The company got some attention in April for hiring Boris Epshteyn, a special assistant to President Trump, as a chief political analyst. His “Bottom Line with Boris” commentary segments appear across Sinclair’s network of stations.
Sinclair has said the merger would allow the new company to better serve local viewers with expanded local coverage, better facilities and more programming, delivered in part by operational efficiencies.
While the broadcaster is discussing stations it could swap to achieve approval of the deal, Sinclair CEO Ripley said during a conference call with financial analysts Wednesday, “we don’t really think there’s really a defendable reason that we’d have to sell any of these stations when you really look at it from an economic perspective.”
In its letter, which the Congressional faction seeks answers to by the end of next week,
lawmakers also referenced what it called Sinclair’s “heavily slanted political” commentaries and “must-run” segments that are distributed to local stations and asked whether the broadcaster would commit to not increasing the amount of time devoted to them.
Sinclair has defended criticism that it had given excessive coverage to the Trump campaign, saying it had made many offers to Democratic candidate Clinton. Trump appeared Sunday on The Full Measure with Sharyl Attkisson, a Sunday morning news show that is shown on 79 of Sinclair’s stations. The interview was taped prior to the president’s departure on his current trip to Asia. “Sinclair is clearly the favored child in the Trump White House Press Corps,” said a statement from Allied Progress, a consumer group that opposes Sinclair’s acquisition of Tribune.
And, lastly, the lawmakers asked for details on potentially “inappropriate coordination between” Sinclair and the FCC and the Trump Administration. This follows a letter from three other House Democrats including Rep. Frank Pallone in Aug. 14 asking for similar information about meetings and correspondence between Pai, the administration and Sinclair.
That same day a New York Times story entitled ‘How a Conservative TV Giant is Ridding itself of Regulation’ detailing meetings between Pai and Sinclair prior to his being named FCC chairman by President Trump.
Trump’s deregulatory edict is echoed by Pai, who has said the FCC’s rules have long-needed updating. But critics have voiced concern about how quickly regulations are being overturned — and whether the action has been done to assist Sinclair’s growth strategy.
Since Trump named him as FCC chairman, Pai has shepherded the reinstatement of the so-called UHF discount, which allows broadcasters to count UHF stations as having only half the reach of VHF channels. The action could help broadcasters buy additional stations and possibly remain under the current 39% reach rule. However, in the case of Sinclair, the merger puts them far beyond that rule should they not divest or swap any stations.

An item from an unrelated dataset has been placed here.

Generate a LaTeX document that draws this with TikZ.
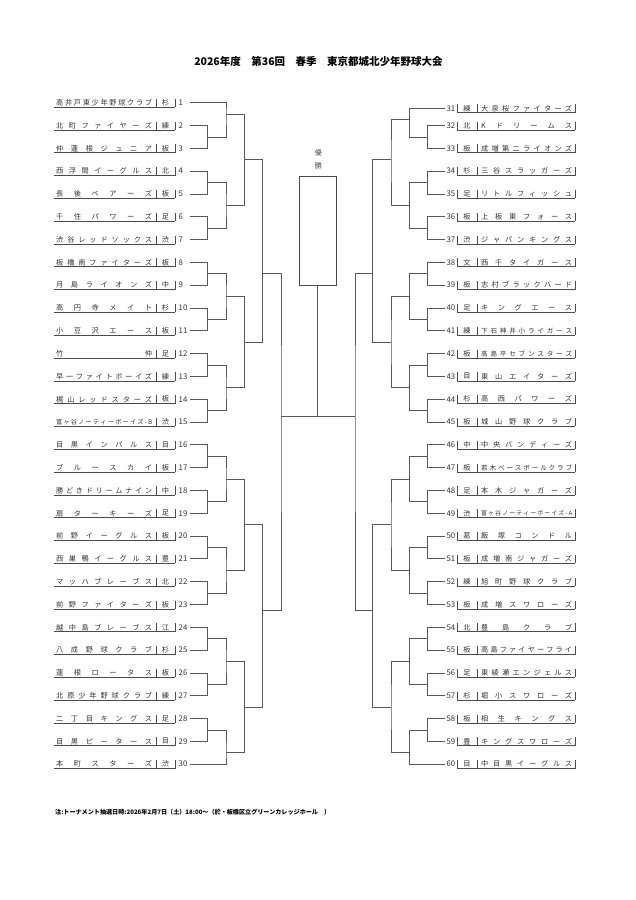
\documentclass[tikz,border=0pt]{standalone}
\usepackage{fontspec}
\setmainfont{Noto Sans CJK JP}
% spread the letters of a name over the whole box
\def\spreadfirst#1{\ifx#1\relax\else#1\expandafter\spreadrest\fi}
\def\spreadrest#1{\ifx#1\relax\else\hfill#1\expandafter\spreadrest\fi}
% left entry: [name style] number, row, name, ward
\newcommand\lteam[5][]{%
  \node[teamname,anchor=west,#1] (n#2) at (56,#3) {\hbox to 96pt{\spreadfirst#4\relax}};
  \node[ward] (w#2) at (165.5,#3) {#5};
  \node[number,anchor=west] (k#2) at (178.5,#3) {#2};
  \coordinate (e#2) at (190,#3);
  \draw[rule] (54,#3+0.39) -- (175.5,#3+0.39) (156,#3-0.35) -- (156,#3+0.39) (175.5,#3-0.35) -- (175.5,#3+0.39);
}
% right entry: [name style] number, row, ward, name
\newcommand\rteam[5][]{%
  \node[number,anchor=east] (k#2) at (455.5,#3) {#2};
  \node[ward] (w#2) at (467,#3) {#4};
  \node[teamname,anchor=west,#1] (n#2) at (481,#3) {\hbox to 91pt{\spreadfirst#5\relax}};
  \coordinate (e#2) at (445,#3);
  \draw[rule] (457,#3+0.39) -- (575.5,#3+0.39) (457,#3-0.35) -- (457,#3+0.39) (477,#3-0.35) -- (477,#3+0.39) (575.5,#3-0.35) -- (575.5,#3+0.39);
}
\begin{document}
\begin{tikzpicture}[x=1pt,y=-11.405pt]
\tikzstyle{teamname}=[inner sep=0pt,text=black!80,font=\fontsize{7.2}{8}\selectfont]
\tikzstyle{ward}=[inner sep=0pt,text=black!80,font=\fontsize{7.2}{8}\selectfont]
\tikzstyle{number}=[inner sep=0pt,text=black!80,font=\fontsize{7.8}{8}\selectfont]
\tikzstyle{rule}=[draw=black!70,line width=0.7pt]
\tikzstyle{bracket}=[draw=black!65,line width=0.8pt]
\path[use as bounding box,fill=white] (0,-9.005) rectangle (636,69.909);
\node[font=\fontsize{10.5}{12}\bfseries] (title) at (318.5,-3.57) {2026年度　第36回　春季　東京都城北少年野球大会};
\node[font=\fontsize{6.1}{7}\bfseries,anchor=west,inner sep=0pt] (note) at (55,62.17) {注:トーナメント抽選日時:2026年2月7日（土）18:00～（於・板橋区立グリーンカレッジホール　）};
\node[font=\fontsize{7}{13}\selectfont,text=black!75,align=center,inner sep=0pt] (win) at (318.3,4.98) {優\\勝};
\node[draw=black!70,line width=0.8pt,minimum width=36.7pt,minimum height=108.3pt,inner sep=0pt] (champ) at (317.7,11.235) {};
% left block
\lteam{1}{0}{高井戸東少年野球クラブ}{杉}
\lteam{2}{2}{北町ファイヤーズ}{練}
\lteam{3}{4}{仲蓮根ジュニア}{板}
\lteam{4}{6}{西浮間イーグルス}{北}
\lteam{5}{8}{長後ベアーズ}{板}
\lteam{6}{10}{千住パワーズ}{足}
\lteam{7}{12}{渋谷レッドソックス}{渋}
\lteam{8}{14}{板橋南ファイターズ}{板}
\lteam{9}{16}{月島ライオンズ}{中}
\lteam{10}{18}{高円寺メイト}{杉}
\lteam{11}{20}{小豆沢エース}{板}
\lteam{12}{22}{竹仲}{足}
\lteam{13}{24}{早一ファイトボーイズ}{練}
\lteam{14}{26}{梶山レッドスターズ}{板}
\lteam[font=\fontsize{6.3}{7}\selectfont]{15}{28}{富ヶ谷ノーティーボーイズ-B}{渋}
\lteam{16}{30}{目黒インパルス}{目}
\lteam{17}{32}{ブルースカイ}{板}
\lteam{18}{34}{勝どきドリームナイン}{中}
\lteam{19}{36}{扇ターキーズ}{足}
\lteam{20}{38}{前野イーグルス}{板}
\lteam{21}{40}{西巣鴨イーグルス}{豊}
\lteam{22}{42}{マッハブレーブス}{北}
\lteam{23}{44}{前野ファイターズ}{板}
\lteam{24}{46}{越中島ブレーブス}{江}
\lteam{25}{48}{八成野球クラブ}{杉}
\lteam{26}{50}{蓮根ロータス}{板}
\lteam{27}{52}{北原少年野球クラブ}{練}
\lteam{28}{54}{二丁目キングス}{足}
\lteam{29}{56}{目黒ピータース}{目}
\lteam{30}{58}{本町スターズ}{渋}
% right block
\rteam{31}{0.5}{練}{大泉桜ファイターズ}
\rteam{32}{2}{北}{Kドリームス}
\rteam{33}{4}{板}{成増第二ライオンズ}
\rteam{34}{6}{杉}{三谷スラッガーズ}
\rteam{35}{8}{足}{リトルフィッシュ}
\rteam{36}{10}{板}{上板東フォース}
\rteam{37}{12}{渋}{ジャパンキングス}
\rteam{38}{14}{文}{西千タイガース}
\rteam{39}{16}{板}{志村ブラックバード}
\rteam{40}{18}{足}{キングエース}
\rteam[font=\fontsize{6.6}{7}\selectfont]{41}{20}{練}{下石神井小ライガース}
\rteam[font=\fontsize{6.6}{7}\selectfont]{42}{22}{板}{高島平セブンスターズ}
\rteam{43}{24}{目}{東山エイターズ}
\rteam{44}{26}{杉}{高西パワーズ}
\rteam{45}{28}{板}{城山野球クラブ}
\rteam{46}{30}{中}{中央バンディーズ}
\rteam[font=\fontsize{6.6}{7}\selectfont]{47}{32}{板}{若木ベースボールクラブ}
\rteam{48}{34}{足}{本木ジャガーズ}
\rteam[font=\fontsize{6}{7}\selectfont]{49}{36}{渋}{富ヶ谷ノーティーボーイズ-A}
\rteam{50}{38}{葛}{飯塚コンドル}
\rteam{51}{40}{板}{成増南ジャガーズ}
\rteam{52}{42}{練}{旭町野球クラブ}
\rteam{53}{44}{板}{成増スワローズ}
\rteam{54}{46}{北}{豊島クラブ}
\rteam{55}{48}{板}{高島ファイヤーフライ}
\rteam{56}{50}{足}{東綾瀬エンジェルス}
\rteam{57}{52}{杉}{堀小スワローズ}
\rteam{58}{54}{板}{相生キングス}
\rteam{59}{56}{豊}{キングスワローズ}
\rteam{60}{58}{目}{中目黒イーグルス}
% left joins
\coordinate (l2t3) at (207.7,3);
\coordinate (l4t5) at (207.7,7);
\coordinate (l6t7) at (207.7,11);
\coordinate (l8t9) at (207.7,15);
\coordinate (l10t11) at (207.7,19);
\coordinate (l12t13) at (207.7,23);
\coordinate (l14t15) at (207.7,27);
\coordinate (l16t17) at (207.7,31);
\coordinate (l18t19) at (207.7,35);
\coordinate (l20t21) at (207.7,39);
\coordinate (l22t23) at (207.7,43);
\coordinate (l24t25) at (207.7,47);
\coordinate (l26t27) at (207.7,51);
\coordinate (l28t29) at (207.7,55);
\coordinate (l1t3) at (226,1);
\coordinate (l4t7) at (226,9);
\coordinate (l8t11) at (226,17);
\coordinate (l12t15) at (226,25);
\coordinate (l16t19) at (226,33);
\coordinate (l20t23) at (226,41);
\coordinate (l24t27) at (226,49);
\coordinate (l28t30) at (226,57);
\coordinate (l1t7) at (244.3,5);
\coordinate (l8t15) at (244.3,21);
\coordinate (l16t23) at (244.3,37);
\coordinate (l24t30) at (244.3,53);
\coordinate (l1t15) at (262.7,15);
\coordinate (l16t30) at (262.7,44.5);
\coordinate (lfin) at (281,27.47);
% right joins
\coordinate (r32t33) at (427.7,3);
\coordinate (r34t35) at (427.7,7);
\coordinate (r36t37) at (427.7,11);
\coordinate (r38t39) at (427.7,15);
\coordinate (r40t41) at (427.7,19);
\coordinate (r42t43) at (427.7,23);
\coordinate (r44t45) at (427.7,27);
\coordinate (r46t47) at (427.7,31);
\coordinate (r48t49) at (427.7,35);
\coordinate (r50t51) at (427.7,39);
\coordinate (r52t53) at (427.7,43);
\coordinate (r54t55) at (427.7,47);
\coordinate (r56t57) at (427.7,51);
\coordinate (r58t59) at (427.7,55);
\coordinate (r31t33) at (409.3,1.5);
\coordinate (r34t37) at (409.3,9);
\coordinate (r38t41) at (409.3,17);
\coordinate (r42t45) at (409.3,25);
\coordinate (r46t49) at (409.3,33);
\coordinate (r50t53) at (409.3,41);
\coordinate (r54t57) at (409.3,49);
\coordinate (r58t60) at (409.3,57);
\coordinate (r31t37) at (391,5);
\coordinate (r38t45) at (391,21);
\coordinate (r46t53) at (391,37);
\coordinate (r54t60) at (391,53);
\coordinate (r31t45) at (372.7,15);
\coordinate (r46t60) at (372.7,44.5);
\coordinate (rfin) at (355,27.47);
% first round
\draw[bracket] (e2) -| (l2t3) |- (e3);
\draw[bracket] (e4) -| (l4t5) |- (e5);
\draw[bracket] (e6) -| (l6t7) |- (e7);
\draw[bracket] (e8) -| (l8t9) |- (e9);
\draw[bracket] (e10) -| (l10t11) |- (e11);
\draw[bracket] (e12) -| (l12t13) |- (e13);
\draw[bracket] (e14) -| (l14t15) |- (e15);
\draw[bracket] (e16) -| (l16t17) |- (e17);
\draw[bracket] (e18) -| (l18t19) |- (e19);
\draw[bracket] (e20) -| (l20t21) |- (e21);
\draw[bracket] (e22) -| (l22t23) |- (e23);
\draw[bracket] (e24) -| (l24t25) |- (e25);
\draw[bracket] (e26) -| (l26t27) |- (e27);
\draw[bracket] (e28) -| (l28t29) |- (e29);
\draw[bracket] (e32) -| (r32t33) |- (e33);
\draw[bracket] (e34) -| (r34t35) |- (e35);
\draw[bracket] (e36) -| (r36t37) |- (e37);
\draw[bracket] (e38) -| (r38t39) |- (e39);
\draw[bracket] (e40) -| (r40t41) |- (e41);
\draw[bracket] (e42) -| (r42t43) |- (e43);
\draw[bracket] (e44) -| (r44t45) |- (e45);
\draw[bracket] (e46) -| (r46t47) |- (e47);
\draw[bracket] (e48) -| (r48t49) |- (e49);
\draw[bracket] (e50) -| (r50t51) |- (e51);
\draw[bracket] (e52) -| (r52t53) |- (e53);
\draw[bracket] (e54) -| (r54t55) |- (e55);
\draw[bracket] (e56) -| (r56t57) |- (e57);
\draw[bracket] (e58) -| (r58t59) |- (e59);
% second round
\draw[bracket] (e1) -| (l1t3) |- (l2t3);
\draw[bracket] (l4t5) -| (l4t7) |- (l6t7);
\draw[bracket] (l8t9) -| (l8t11) |- (l10t11);
\draw[bracket] (l12t13) -| (l12t15) |- (l14t15);
\draw[bracket] (l16t17) -| (l16t19) |- (l18t19);
\draw[bracket] (l20t21) -| (l20t23) |- (l22t23);
\draw[bracket] (l24t25) -| (l24t27) |- (l26t27);
\draw[bracket] (l28t29) -| (l28t30) |- (e30);
\draw[bracket] (e31) -| (r31t33) |- (r32t33);
\draw[bracket] (r34t35) -| (r34t37) |- (r36t37);
\draw[bracket] (r38t39) -| (r38t41) |- (r40t41);
\draw[bracket] (r42t43) -| (r42t45) |- (r44t45);
\draw[bracket] (r46t47) -| (r46t49) |- (r48t49);
\draw[bracket] (r50t51) -| (r50t53) |- (r52t53);
\draw[bracket] (r54t55) -| (r54t57) |- (r56t57);
\draw[bracket] (r58t59) -| (r58t60) |- (e60);
% third round and up
\draw[bracket] (l1t3) -| (l1t7) |- (l4t7);
\draw[bracket] (l8t11) -| (l8t15) |- (l12t15);
\draw[bracket] (l16t19) -| (l16t23) |- (l20t23);
\draw[bracket] (l24t27) -| (l24t30) |- (l28t30);
\draw[bracket] (r31t33) -| (r31t37) |- (r34t37);
\draw[bracket] (r38t41) -| (r38t45) |- (r42t45);
\draw[bracket] (r46t49) -| (r46t53) |- (r50t53);
\draw[bracket] (r54t57) -| (r54t60) |- (r58t60);
\draw[bracket] (l1t7) -| (l1t15) |- (l8t15);
\draw[bracket] (l16t23) -| (l16t30) |- (l24t30);
\draw[bracket] (r31t37) -| (r31t45) |- (r38t45);
\draw[bracket] (r46t53) -| (r46t60) |- (r54t60);
\draw[bracket] (l1t15) -| (lfin) |- (l16t30);
\draw[bracket] (r31t45) -| (rfin) |- (r46t60);
\draw[bracket] (lfin) -- (rfin);
\draw[bracket] (champ.south) -- (champ.south |- lfin);
\end{tikzpicture}
\end{document}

Also on the FCC’s docket: a vote at its Nov. 16 meeting to update several media ownership rules, which would make it easier for broadcasters to own two stations in one market and eliminate restrictions on cross-ownership of newspaper and TV stations in a marker.
The changes would result in “modernizing our media ownership rules to reflect the marketplace of the present, not the past,” Pai said in a recent blog post on FCC.gov.
Still, some critics wonder if it’s not too much too fast — and too advantageous to Sinclair. “The FCC has a mandate to regulate mergers to make sure they are in the public interest, which is designed to uphold the values of diversity, competition and local control. In our view this merger is at odds with all those values,” said Deepak Gupta, who formerly served as the senior counsel for enforcement strategy at the U.S. Consumer Financial Protection Bureau. He filed comments opposing the merger with the FCC for Allied Progress.
This new wave of opposition “may change the minds of some sitting on the fence,” but won’t likely derail its approval, said Rob Silvershein, a former TV executive with Plano, Tex. research firm The Diffusion Group. That’s because it’s become partisan. “Combine the political-framed nature of the opposition with the indifference of the American public on this matter, and this deal is likely to stand,” he said.
Pai may be correct that the changing media landscape requires new thinking when it comes to local media ownership, Silvershein said. But in the short-term, he said, “allowing Sinclair access to 72% of U.S. households by re-instating an antiquated rule is chilling in terms of both process and scale.”